Mauritius: Financial Centre Ambitions On Track

The shift in economic power from west to east and from north to south is ongoing. The importance that Africa will play in this given its natural endowments and growing domestic consumer markets means that the need for a regional financial and services centre has arisen. Risk Watchdog attended a conference in March, where among others, the Mauritian Minister of Finance (and Vice Prime Minister), Dr Ramakrishna Sithanen, outlined how Mauritius plans to position itself to take up this mantle. I left the conference with the distinct impression that Mauritius’s ambitions are achievable, for the following reasons:

  • Geographic position – It is in a time zone that will allow it to interact with all major global financial centres. Furthermore, it is ideally placed in the increasingly important economic arc that links India and China with resource-rich Africa.
  • Business Environment – Mauritius is making bold moves to provide a business environment which will attract foreign firms. Examples of the favourable environment which sees the island nation ranked 17th out of 183 countries in the World Bank’s Ease of Doing Business rankings are:
  • Double taxation avoidance agreements (DTAA) with 35 countries (two thirds of which are with African and Asian countries)

Tax Me Once

  • Simplified, low-rate tax regime (15% for all forms of tax while capital gains are not levied at all)
  • Ex post evaluation of compliance to Mauritian regulations when businesses are being established rather than firms having to await approval prior to setting up

Establishment of a commodities and currency futures exchange offering US$ contracts against the majors (EUR, GBP and JPY) as well as the Mauritian rupee and South African rand. Tradeable commodities will include precious and base metals, agri-commodities, energy, freight and carbon credits.

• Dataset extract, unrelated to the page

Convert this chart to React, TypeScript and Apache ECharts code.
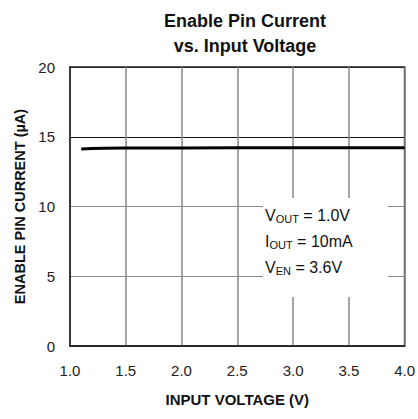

Reform-Mindedness – Perhaps the biggest takeaway from the conference was the acute awareness shown by the impressive Dr. Sithanen of the work that needs to be done for Mauritius to achieve its goals. In Africa, unfavourable business environments (which are often the result of the inability or unwillingness of governments to make reforms) are frequently the largest impediment to investment and economic progression. Sithanen’s presentation left me with the impression that there is a determination within the administration to continue with reforms to make the country as attractive as possible. This of course assumes (which I do) that the ruling Mauritius Labour Party will win the May elections.